What is working. The specific elements — scenes, characters, prose passages, structural choices — that you found effective, and why.

What is not working. The specific elements that gave you trouble as a reader, with as much detail as you can offer about what created that reaction.

Questions. Things you were curious about, confused by, or wanted more of. These are often the most useful feedback for the writer because they reveal where the manuscript is generating engagement (even if it is not fully satisfying it yet).

In-line comments. If you are reading digitally and the writer has invited marginal comments, keep these brief and focused. Flag specific reactions as you read — "confused here," "this dialogue is sharp," "I lost the thread of the timeline" — rather than trying to give comprehensive feedback in the margins.

Giving Feedback in a Group Setting

Workshop and writing group feedback has its own dynamics. When giving feedback in a group, be aware that multiple people will be commenting and try to avoid repeating what others have already said (unless you want to signal agreement, in which case a brief "I had the same reaction to the pacing in chapter four" is sufficient). Focus your comments on the observations that are unique to your reading.

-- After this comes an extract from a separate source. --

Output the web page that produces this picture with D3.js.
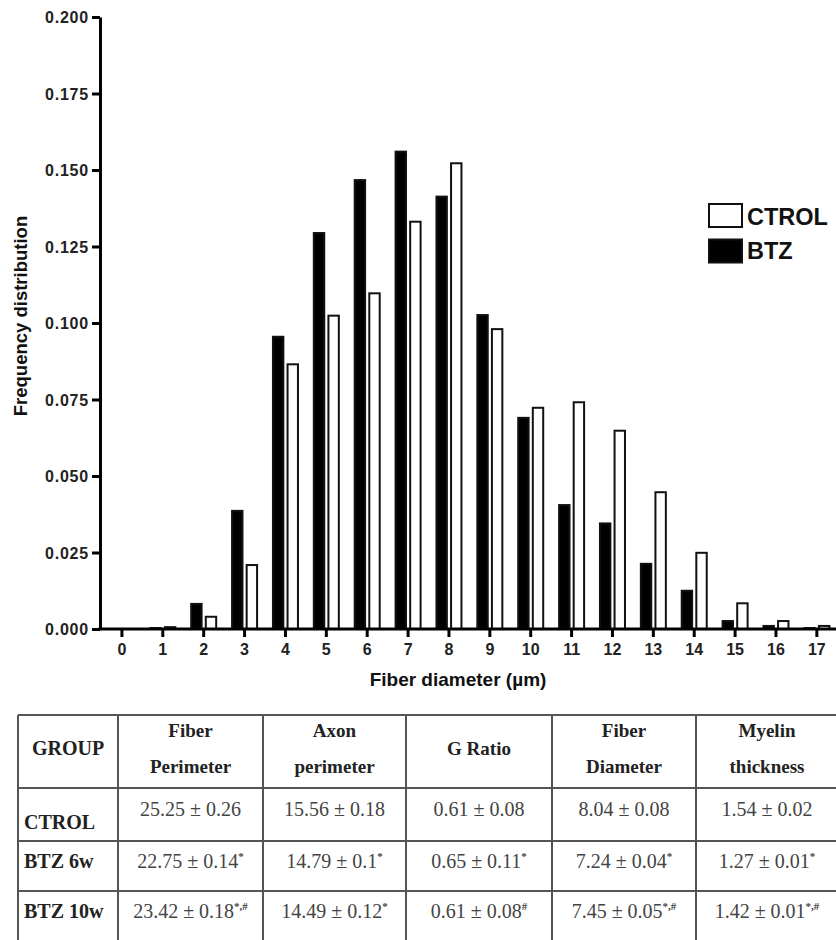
<!DOCTYPE html>
<html>
<head>
<meta charset="utf-8">
<script src="https://cdn.jsdelivr.net/npm/d3@7/dist/d3.min.js"></script>
<style>
  html, body { margin: 0; padding: 0; background: #fff; }
  svg { display: block; }
</style>
</head>
<body>
<svg id="chart" width="836" height="940"></svg>
<script>
// ---------- DATA ----------
const categories = [0,1,2,3,4,5,6,7,8,9,10,11,12,13,14,15,16,17];
const btzValues   = [0, 0.0003, 0.0082, 0.0386, 0.0955, 0.1294, 0.1467, 0.1560, 0.1413, 0.1026, 0.0690, 0.0405, 0.0345, 0.0213, 0.0125, 0.0026, 0.0010, 0.0003];
const ctrolValues = [0, 0.0006, 0.0040, 0.0209, 0.0865, 0.1024, 0.1097, 0.1331, 0.1522, 0.0980, 0.0723, 0.0741, 0.0648, 0.0447, 0.0249, 0.0084, 0.0026, 0.0010];
const seriesNames = ["CTROL", "BTZ"];
const yTicks = [0, 0.025, 0.05, 0.075, 0.1, 0.125, 0.15, 0.175, 0.2];
const yLabel = "Frequency distribution";
const xLabel = "Fiber diameter (\u00B5m)";

const tableHeaders = [["GROUP"], ["Fiber", "Perimeter"], ["Axon", "perimeter"], ["G Ratio"], ["Fiber", "Diameter"], ["Myelin", "thickness"]];
const tableGroups = ["CTROL", "BTZ 6w", "BTZ 10w"];
const tableValues = [
  ["25.25  \u00B1 0.26", "15.56 \u00B1 0.18", "0.61 \u00B1 0.08", "8.04 \u00B1 0.08", "1.54 \u00B1 0.02"],
  ["22.75 \u00B1 0.14", "14.79 \u00B1 0.1", "0.65 \u00B1 0.11", "7.24 \u00B1 0.04", "1.27 \u00B1 0.01"],
  ["23.42 \u00B1 0.18", "14.49 \u00B1 0.12", "0.61 \u00B1 0.08", "7.45 \u00B1 0.05", "1.42 \u00B1 0.01"]
];
const tableMarks = [
  ["", "", "", "", ""],
  ["*", "*", "*", "*", "*"],
  ["*,#", "*", "#", "*,#", "*,#"]
];

// ---------- LAYOUT ----------
const svg = d3.select("#chart");
const sans = "'Liberation Sans', Arial, sans-serif";
const serif = "'Liberation Serif', 'Times New Roman', serif";

const x0 = d3.scaleBand().domain(categories).range([101.5, 837.3]).paddingInner(0).paddingOuter(0);
const x1 = d3.scaleBand().domain(["BTZ", "CTROL"]).range([0, 27]).paddingInner(0.15);
const y = d3.scaleLinear().domain([0, 0.2]).range([629, 17]);

const g = svg.append("g");

// bars
const data = categories.map((c, i) => ({c, BTZ: btzValues[i], CTROL: ctrolValues[i]}));
const groups = g.selectAll("g.grp").data(data).enter().append("g")
  .attr("transform", d => `translate(${x0(d.c) + x0.bandwidth()/2 - 13.5},0)`);
groups.selectAll("rect").data(d => ["BTZ", "CTROL"].map(k => ({k, v: d[k]}))).enter().append("rect")
  .attr("x", d => x1(d.k) + 1)
  .attr("width", x1.bandwidth() - 2)
  .attr("y", d => y(d.v))
  .attr("height", d => y(0) - y(d.v))
  .attr("fill", d => d.k === "BTZ" ? "#000" : "#fff")
  .attr("stroke", "#111")
  .attr("stroke-width", 2);

// y axis
const yAxis = g.append("g").attr("transform", "translate(100,0)")
  .call(d3.axisLeft(y).tickValues(yTicks).tickFormat(d3.format(".3f")).tickSize(8).tickSizeOuter(0));
yAxis.select(".domain").attr("stroke", "#000").attr("stroke-width", 3);
yAxis.selectAll(".tick line").attr("stroke", "#000").attr("stroke-width", 3);
yAxis.selectAll(".tick text").attr("font-family", sans).attr("font-weight", "bold")
  .attr("font-size", 16).attr("letter-spacing", "0.8px").attr("fill", "#222").attr("x", -11).attr("dy", "0.35em");

// x axis
const xAxis = g.append("g").attr("transform", `translate(0,${y(0)})`)
  .call(d3.axisBottom(x0).tickSize(8).tickSizeOuter(0));
xAxis.select(".domain").attr("stroke", "#000").attr("stroke-width", 3).attr("d", "M98.5,0H836");
xAxis.selectAll(".tick line").attr("stroke", "#000").attr("stroke-width", 3);
xAxis.selectAll(".tick text").attr("font-family", sans).attr("font-weight", "bold")
  .attr("font-size", 16).attr("fill", "#222").attr("y", 15);

// axis titles
g.append("text").attr("transform", "translate(27,316) rotate(-90)")
  .attr("text-anchor", "middle").attr("font-family", sans).attr("font-weight", "bold")
  .attr("font-size", 18.5).attr("fill", "#111").text(yLabel);
g.append("text").attr("x", 458).attr("y", 686)
  .attr("text-anchor", "middle").attr("font-family", sans).attr("font-weight", "bold")
  .attr("font-size", 19).attr("fill", "#111").text(xLabel);

// legend
const legend = g.append("g");
seriesNames.forEach((name, i) => {
  legend.append("rect").attr("x", 709).attr("y", 204 + i * 35.5).attr("width", 33).attr("height", 23)
    .attr("fill", name === "BTZ" ? "#000" : "#fff").attr("stroke", "#111").attr("stroke-width", 2);
  legend.append("text").attr("x", 747).attr("y", 225 + i * 33.5)
    .attr("font-family", sans).attr("font-weight", "bold").attr("font-size", 23.5)
    .attr("fill", "#111").text(name);
});

// ---------- TABLE ----------
const colX = [18, 118, 263, 406, 552, 696, 838];
const rowY = [715, 788, 841, 891, 945];
const t = svg.append("g");
const lineColor = "#555";
rowY.forEach(yy => t.append("line").attr("x1", colX[0]).attr("x2", colX[colX.length-1])
  .attr("y1", yy).attr("y2", yy).attr("stroke", lineColor).attr("stroke-width", 2));
colX.forEach(xx => t.append("line").attr("x1", xx).attr("x2", xx)
  .attr("y1", rowY[0]).attr("y2", rowY[rowY.length-1]).attr("stroke", lineColor).attr("stroke-width", 2));

const colCenter = i => (colX[i] + colX[i+1]) / 2;
tableHeaders.forEach((lines, i) => {
  const cx = colCenter(i);
  const ys = lines.length === 1 ? [755] : [737, 773];
  lines.forEach((ln, j) => {
    t.append("text").attr("x", cx).attr("y", ys[j]).attr("text-anchor", "middle")
      .attr("font-family", serif).attr("font-weight", "bold").attr("font-size", i === 0 ? 20 : 19)
      .attr("fill", "#222").text(ln);
  });
});

const rowLabelY = [829, 868, 918];
const rowValueY = [816, 868, 918];
tableGroups.forEach((grp, r) => {
  t.append("text").attr("x", 24).attr("y", rowLabelY[r])
    .attr("font-family", serif).attr("font-weight", "bold").attr("font-size", 20)
    .attr("fill", "#222").text(grp);
  tableValues[r].forEach((val, c) => {
    const txt = t.append("text").attr("x", colCenter(c + 1)).attr("y", rowValueY[r])
      .attr("text-anchor", "middle").attr("font-family", serif).attr("font-size", 20)
      .attr("fill", "#444");
    txt.append("tspan").text(val);
    if (tableMarks[r][c]) {
      txt.append("tspan").attr("dy", -8).attr("font-size", 11).attr("font-weight", "bold").text(tableMarks[r][c]);
    }
  });
});
</script>
</body>
</html>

In group settings, it is also important to direct your feedback to the writer, not to the other critics. "I disagree with what Sarah said about the ending" turns the feedback session into a debate among readers. "I experienced the ending differently — it felt earned to me because of the setup in chapter two" keeps the focus on the writer's work.

The Bottom Line

Giving good writing feedback is an act of generosity that requires skill. The best feedback readers are the ones who take the writer's goals seriously, engage with the work as it is (not as they would have written it), and deliver their observations with enough specificity that the writer can act on them. If you can do that consistently, you will become the kind of reader that serious writers actively seek out — and that is one of the most valuable things you can be in any writing community.